Não é pouca coisa ousar levar ao palco uma música conhecida na voz de Maria Bethânia. A jovem filha de Danilo Caymmi demonstrava não se intimidar. Assim como no disco, a tônica do show era boa parte com esse mesmo enredo, versões de obras de compositores referência da música brasileira ou mesmo de cantoras ícones. De Caetano também apresentou ‘Jasper’ (parceria dele com Arto Lindsay e Peter Sheerer) e ‘Homem’. Deu também uma nova cara a um dos maiores sucessos de Maysa, ‘Meu Mundo Caiu’, e sua contribuição a linda ‘Sargaço Mar’, do avô Dorival Caymmi, pescada de seu primeiro disco. E se não se intimidou em cantar Maysa, Caetano e Caymmi, muito menos em inserir MC Marcinho nessa mistura, numa feliz recriação de ‘Princesa’, acompanhada por passos meio desengonçados, meio infantis. Ou mesmo em versões, uma apenas correta de ‘Paint It Black’, dos Rolling Stones, e outra mais vibrante de ‘Bang Bang (My Baby Shot Me Down)’, famosa com Nancy Sinatra e Cher.
Alguns dos melhores momentos do show, por incrível que pareça, foram das composições mais desconhecidas, seja, na certeira reinvenção de ‘Como Vês’, da banda Tono, que ganha outra força na voz de Alice, seja em ‘Sou Rebelde’ de Manuel Alejandro relido por Paulo Coelho, que se encaixou como luva no universo da cantora. Ou mesmo nas de autoria própria, ‘Antes de Tudo’, meio que uma ária de ópera, ou ‘Meu Recado’, feita em parceira com o rei dos hits Michael Sullivan, que mantém a sua famosa pegada brega.
Mesclar isso tudo com personalidade e manter uma unidade, aliado a todo impacto visual, já era um feito ousado o suficiente para incomodar quem esperava uma tradicional cantora de MPB, talvez como seu tio Dori, que assistia ao show da plateia. Alice revelou-se uma artista ainda mais surpreendente do que se imaginava. Totalmente à vontade em cima do palco, mesmo sem habilidade de bailarina, soltava seus passinhos, acariciava os dançarinos, cantava imóvel numa gaiola de néon, brincava com imagens do telão, circulava pelo imenso palco e cantava de forma brilhante. Parecia dominar tudo à sua volta e saber exatamente o que queria.

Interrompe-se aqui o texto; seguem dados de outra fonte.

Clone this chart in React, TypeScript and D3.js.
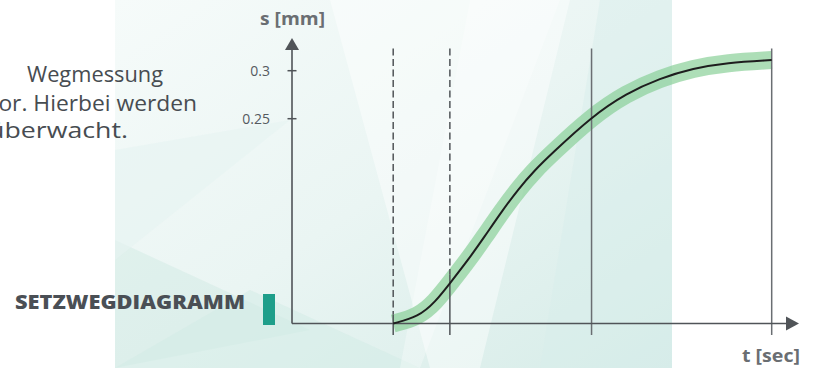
import React from 'react';
import * as d3 from 'd3';

// Data
const tValues = [20.0, 25.0, 28.3, 31.2, 34.8, 38.1, 41.4, 44.7, 48.0, 51.3, 59.2, 66.1, 72.7, 79.3, 85.9, 94.8];
const sValues = [0.0367, 0.0437, 0.059, 0.0785, 0.1028, 0.1275, 0.153, 0.1765, 0.1966, 0.2135, 0.2521, 0.2765, 0.2921, 0.3025, 0.3083, 0.3111];
const dashedMarkers = [20.0, 31.2];
const solidMarkers = [59.2, 94.8];
const yTicks = [0.25, 0.3];
const yTickLabels = ['0.25', '0.3'];
const paragraphLines = ['Wegmessung', 'vor. Hierbei werden', 'überwacht.'];
const title = 'SETZWEGDIAGRAMM';
const xLabel = 't [sec]';
const yLabel = 's [mm]';

const W = 819;
const H = 368;
const FONT = '"Open Sans", Lato, sans-serif';

const xScale = d3.scaleLinear().domain([0, 100]).range([292, 798]);
const yScale = d3.scaleLinear().domain([0.25, 0.3]).range([118.7, 70.7]);
const sAxis = 0.0367;
const sTop = 0.323;

const curveAt = (t: number) => {
  const i = d3.bisectLeft(tValues, t);
  if (i <= 0) return sValues[0];
  if (i >= tValues.length) return sValues[sValues.length - 1];
  const t0 = tValues[i - 1], t1 = tValues[i];
  const f = (t - t0) / (t1 - t0);
  return sValues[i - 1] + f * (sValues[i] - sValues[i - 1]);
};

export default function App() {
  const pts: [number, number][] = tValues.map((t, i) => [t, sValues[i]]);
  const line = d3
    .line<[number, number]>()
    .x((d) => xScale(d[0]))
    .y((d) => yScale(d[1]))
    .curve(d3.curveBasis);
  const path = line(pts) || '';

  const axisY = yScale(sAxis);
  const axisX = xScale(0);
  const topY = yScale(sTop);
  const axisColor = '#505458';

  return (
    <svg
      width={W}
      height={H}
      style={{ position: 'absolute', left: 0, top: 0, background: '#fff' }}
      fontFamily={FONT}
    >
      <defs>
        <linearGradient id="bg" x1="0" y1="0" x2="1" y2="1">
          <stop offset="0" stopColor="#f6fbfa" />
          <stop offset="0.5" stopColor="#eaf5f3" />
          <stop offset="1" stopColor="#d6ece8" />
        </linearGradient>
        <clipPath id="panel">
          <rect x={115} y={0} width={557} height={H} />
        </clipPath>
      </defs>
      <rect x={115} y={0} width={557} height={H} fill="url(#bg)" />
      <g clipPath="url(#panel)">
        <polygon points="330,0 570,0 480,368 430,368" fill="#ffffff" opacity={0.45} />
        <polygon points="115,240 310,330 115,368" fill="#cfe8e3" opacity={0.45} />
        <polygon points="115,368 250,290 420,368" fill="#d2ebe6" opacity={0.5} />
        <polygon points="115,150 290,120 115,260" fill="#e6f3f1" opacity={0.6} />
        <polygon points="600,0 672,0 672,368 540,368" fill="#d8eeea" opacity={0.45} />
        <polygon points="470,0 560,0 420,368 400,368" fill="#ffffff" opacity={0.3} />
      </g>

      {/* paragraph (left part cut off by the page edge, as in the reference) */}
      <g fontSize={21} fill="#474c51">
        <text x={163} y={82} textAnchor="end" textLength={136} lengthAdjust="spacingAndGlyphs">{paragraphLines[0]}</text>
        <text x={197} y={110.5} textAnchor="end" textLength={210} lengthAdjust="spacingAndGlyphs">{paragraphLines[1]}</text>
        <text x={128} y={137.5} textAnchor="end" textLength={140} lengthAdjust="spacingAndGlyphs">{paragraphLines[2]}</text>
      </g>

      {/* title */}
      <text x={15} y={309} fontSize={20} fontWeight={800} fill="#4a4f55" textLength={230} lengthAdjust="spacingAndGlyphs">
        {title}
      </text>
      <rect x={263} y={294} width={12} height={31} fill="#1e9e8a" />

      {/* band */}
      <path d={path} fill="none" stroke="#86cf95" strokeOpacity={0.68} strokeWidth={18} strokeLinecap="butt" />

      {/* marker lines */}
      {dashedMarkers.map((t, i) => {
        const x = xScale(t);
        const cy = yScale(curveAt(t)) - 9;
        return (
          <g key={'d' + i} stroke={axisColor} strokeWidth={1.5}>
            <line x1={x} x2={x} y1={topY} y2={cy} strokeDasharray="7,3.5" />
            <line x1={x} x2={x} y1={cy} y2={axisY + 11.5} />
          </g>
        );
      })}
      {solidMarkers.map((t, i) => {
        const x = xScale(t);
        return <line key={'s' + i} x1={x} x2={x} y1={topY} y2={axisY + 11.5} stroke="#6a6e72" strokeWidth={1.5} />;
      })}

      {/* axes */}
      <line x1={axisX} x2={axisX} y1={axisY} y2={50} stroke={axisColor} strokeWidth={1.6} />
      <polygon points={`${axisX - 7},50 ${axisX + 7},50 ${axisX},38`} fill={axisColor} />
      <line x1={axisX} x2={787} y1={axisY} y2={axisY} stroke={axisColor} strokeWidth={1.6} />
      <polygon points={`786,${axisY - 7} 786,${axisY + 7} 799,${axisY}`} fill={axisColor} />

      {yTicks.map((v, i) => (
        <g key={'yt' + i}>
          <line x1={axisX - 4.5} x2={axisX + 4.5} y1={yScale(v)} y2={yScale(v)} stroke={axisColor} strokeWidth={1.5} />
          <text x={270} y={yScale(v) + 5} fontSize={14} fill="#555a5f" textAnchor="end">
            {yTickLabels[i]}
          </text>
        </g>
      ))}

      <text x={260} y={25} fontSize={17} fontWeight={700} fill="#6a6e72" textLength={65} lengthAdjust="spacingAndGlyphs">
        {yLabel}
      </text>
      <text x={742} y={362} fontSize={17} fontWeight={700} fill="#6a6e72" textLength={58} lengthAdjust="spacingAndGlyphs">
        {xLabel}
      </text>

      {/* curve */}
      <path d={path} fill="none" stroke="#1e1e1e" strokeWidth={2} />
    </svg>
  );
}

O show pecou no momento em que começou um tipo de cabaré francês e seguiu embalado numa sequência forçada de hits que caberiam em uma boate gay decadente. Com luzes coloridas, dançarinos como go-go boys e uma sonoridade meio house, Alice entoou o ‘I Feel Love’, hit de Donna Summer, com interferências de músicas como ‘Joga Fora no Lixo’, de Sandra de Sá. Mesmo que fosse mais uma provocação, não encaixou, o clima kitsch ganhou proporções exageradas e levou o show para um universo totalmente desconectado ao que vinha sendo apresentado. Soou forçado e só não pôs mais a perder, porque o show voltou à atmosfera inicial logo em seguida.

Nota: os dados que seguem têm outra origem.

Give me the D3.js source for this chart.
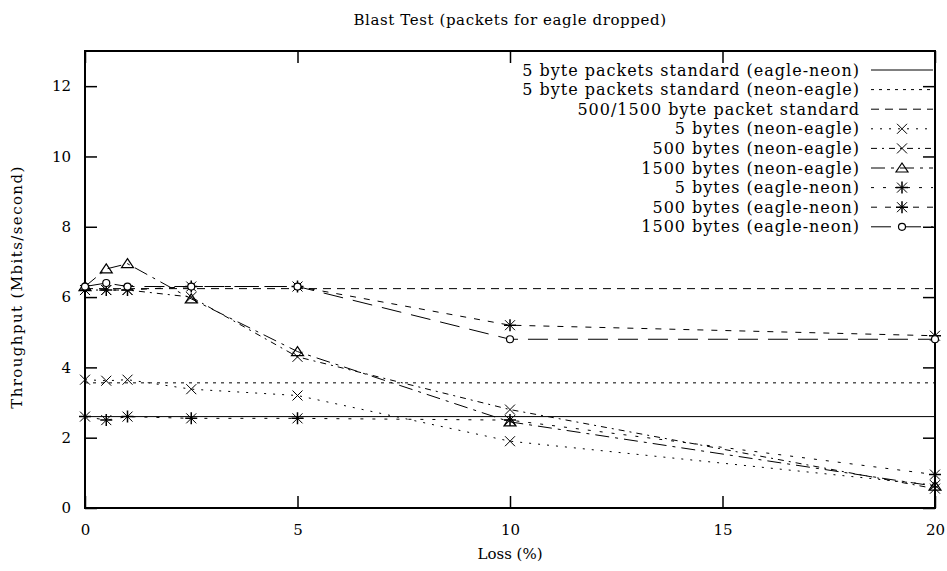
<!DOCTYPE html>
<html>
<head>
  <meta charset="utf-8">
  <title>Blast Test</title>
  <script src="https://d3js.org/d3.v7.min.js"></script>
  <style>
    body { margin: 0; background: #fff; }
    text { font-family: "DejaVu Serif", serif; font-size: 15px; fill: #000; }
  </style>
</head>
<body>
  <script>
    // data
    var lossValues = [0, 0.5, 1, 2.5, 5, 10, 20];
    var neon5 = [3.65, 3.62, 3.65, 3.38, 3.2, 1.9, 0.65];
    var neon500 = [6.2, 6.2, 6.2, 6.0, 4.3, 2.8, 0.55];
    var neon1500 = [6.3, 6.8, 6.95, 5.95, 4.45, 2.45, 0.62];
    var eagle5 = [2.6, 2.5, 2.6, 2.55, 2.55, 2.5, 0.95];
    var eagle500 = [6.2, 6.2, 6.2, 6.3, 6.3, 5.2, 4.9];
    var eagle1500 = [6.3, 6.4, 6.3, 6.3, 6.3, 4.8, 4.8];
    var standardValues = [2.6, 3.56, 6.24];
    var xTicks = [0, 5, 10, 15, 20];
    var yTicks = [0, 2, 4, 6, 8, 10, 12];

    var standards = [
      { label: '5 byte packets standard (eagle-neon)', value: standardValues[0], dash: null },
      { label: '5 byte packets standard (neon-eagle)', value: standardValues[1], dash: '3,5' },
      { label: '500/1500 byte packet standard', value: standardValues[2], dash: '8,6' }
    ];
    var series = [
      { label: '5 bytes (neon-eagle)', values: neon5, dash: '2,7', mark: 'cross' },
      { label: '500 bytes (neon-eagle)', values: neon500, dash: '6,5,2,5', mark: 'cross' },
      { label: '1500 bytes (neon-eagle)', values: neon1500, dash: '14,6,3,6', mark: 'triangle' },
      { label: '5 bytes (eagle-neon)', values: eagle5, dash: '3,9', mark: 'star' },
      { label: '500 bytes (eagle-neon)', values: eagle500, dash: '6,8', mark: 'star' },
      { label: '1500 bytes (eagle-neon)', values: eagle1500, dash: '20,10', mark: 'circle' }
    ];

    var width = 947, height = 571;
    var plotLeft = 85, plotRight = 935, plotTop = 51, plotBottom = 508;

    var svg = d3.select('body').append('svg')
      .attr('width', width)
      .attr('height', height);

    var x = d3.scaleLinear().domain([0, 20]).range([plotLeft, plotRight]);
    var y = d3.scaleLinear().domain([0, 13]).range([plotBottom, plotTop]);

    // axes, ticks pointing inward like gnuplot
    svg.append('g').attr('transform', 'translate(0,' + plotBottom + ')')
      .call(d3.axisBottom(x).tickValues(xTicks).tickSize(-12).tickPadding(16));
    svg.append('g').attr('transform', 'translate(' + plotLeft + ',0)')
      .call(d3.axisLeft(y).tickValues(yTicks).tickSize(-12).tickPadding(14));
    svg.append('g').attr('transform', 'translate(0,' + plotTop + ')')
      .call(d3.axisTop(x).tickValues(xTicks).tickSize(-12).tickFormat(''));
    svg.append('g').attr('transform', 'translate(' + plotRight + ',0)')
      .call(d3.axisRight(y).tickValues(yTicks).tickSize(-12).tickFormat(''));

    svg.selectAll('.domain').remove();
    svg.selectAll('.tick line').attr('stroke', '#000').attr('stroke-width', 1.5);
    svg.selectAll('.tick text').attr('font-family', null).attr('font-size', null);

    svg.append('rect')
      .attr('x', plotLeft).attr('y', plotTop)
      .attr('width', plotRight - plotLeft).attr('height', plotBottom - plotTop)
      .attr('fill', 'none').attr('stroke', '#000').attr('stroke-width', 2);

    // titles
    svg.append('text').attr('x', (plotLeft + plotRight) / 2).attr('y', 25)
      .attr('text-anchor', 'middle').attr('letter-spacing', '0.6px')
      .text('Blast Test (packets for eagle dropped)');
    svg.append('text').attr('x', (plotLeft + plotRight) / 2).attr('y', 559)
      .attr('text-anchor', 'middle').text('Loss (%)');
    svg.append('text')
      .attr('transform', 'translate(22,287) rotate(-90)')
      .attr('text-anchor', 'middle').attr('letter-spacing', '1.4px')
      .text('Throughput (Mbits/second)');

    function drawMark(g, kind, cx, cy) {
      var s = 5;
      if (kind === 'cross' || kind === 'star') {
        g.append('path')
          .attr('d', 'M' + (cx - s) + ',' + (cy - s) + 'L' + (cx + s) + ',' + (cy + s) +
            'M' + (cx - s) + ',' + (cy + s) + 'L' + (cx + s) + ',' + (cy - s))
          .attr('stroke', '#000').attr('stroke-width', 1);
      }
      if (kind === 'star') {
        g.append('path')
          .attr('d', 'M' + (cx - s - 1) + ',' + cy + 'L' + (cx + s + 1) + ',' + cy +
            'M' + cx + ',' + (cy - s - 1) + 'L' + cx + ',' + (cy + s + 1))
          .attr('stroke', '#000').attr('stroke-width', 1.5);
      }
      if (kind === 'triangle') {
        g.append('path')
          .attr('d', 'M' + cx + ',' + (cy - s) + 'L' + (cx + s + 1) + ',' + (cy + s - 1) +
            'L' + (cx - s - 1) + ',' + (cy + s - 1) + 'Z')
          .attr('fill', 'none').attr('stroke', '#000').attr('stroke-width', 1.2);
      }
      if (kind === 'circle') {
        g.append('circle').attr('cx', cx).attr('cy', cy).attr('r', 3.5)
          .attr('fill', '#fff').attr('stroke', '#000').attr('stroke-width', 1.2);
      }
    }

    // standard reference lines across the full range
    var plot = svg.append('g');
    standards.forEach(function(s) {
      plot.append('line')
        .attr('x1', x(0)).attr('x2', x(20))
        .attr('y1', y(s.value)).attr('y2', y(s.value))
        .attr('stroke', '#000').attr('stroke-width', 1)
        .attr('stroke-dasharray', s.dash);
    });

    var line = d3.line()
      .x(function(d, i) { return x(lossValues[i]); })
      .y(function(d) { return y(d); });

    series.forEach(function(s) {
      plot.append('path')
        .attr('d', line(s.values))
        .attr('fill', 'none').attr('stroke', '#000').attr('stroke-width', 1)
        .attr('stroke-dasharray', s.dash);
      s.values.forEach(function(v, i) {
        drawMark(plot, s.mark, x(lossValues[i]), y(v));
      });
    });

    // legend, top right inside the box
    var legendItems = standards.concat(series);
    var legend = svg.append('g');
    var rowY = 70, rowStep = 19.6, textEnd = 860, lineX1 = 871, lineX2 = 933;
    legendItems.forEach(function(item, i) {
      var ly = rowY + i * rowStep;
      legend.append('text')
        .attr('x', textEnd).attr('y', ly).attr('dy', '0.35em')
        .attr('text-anchor', 'end').attr('letter-spacing', '1px')
        .style('font-size', '16px')
        .text(item.label);
      legend.append('line')
        .attr('x1', lineX1).attr('x2', lineX2)
        .attr('y1', ly).attr('y2', ly)
        .attr('stroke', '#000').attr('stroke-width', 1)
        .attr('stroke-dasharray', item.dash);
      if (item.mark) drawMark(legend, item.mark, (lineX1 + lineX2) / 2, ly);
    });
  </script>
</body>
</html>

Alice é pop, moderna, não segue padrões e incomoda, andando na linha tênue entre a ousadia e o histriônico, entre a arte e a cafonice, encaixando a tradição das canções brasileiras com o pop e as modernidades tecnológicas. Como uma leoa numa jaula, pronta pra devorar o público à sua frente, andava de um lado pra outro, agressiva e cativante. Em uma entrevista antes do show dizia: “Vou aproveitar que estou em Salvador para falar a verdade. Aqui eu sei que vou ser entendida. Depois de gravar o CD ‘Rainha dos Raios’, descobri que Iansã tinha tomado minha cabeça. Fui numa mãe de santo que disse: ela está contigo”. Um daqueles shows que incomoda, que nos move das convicções, que provoca narizes torcidos e desconforto nas poltronas, que vai mexer com as certezas de muita gente, fazer muitos artistas repensarem seu modo de criação. E não é para isso que deve servir a arte?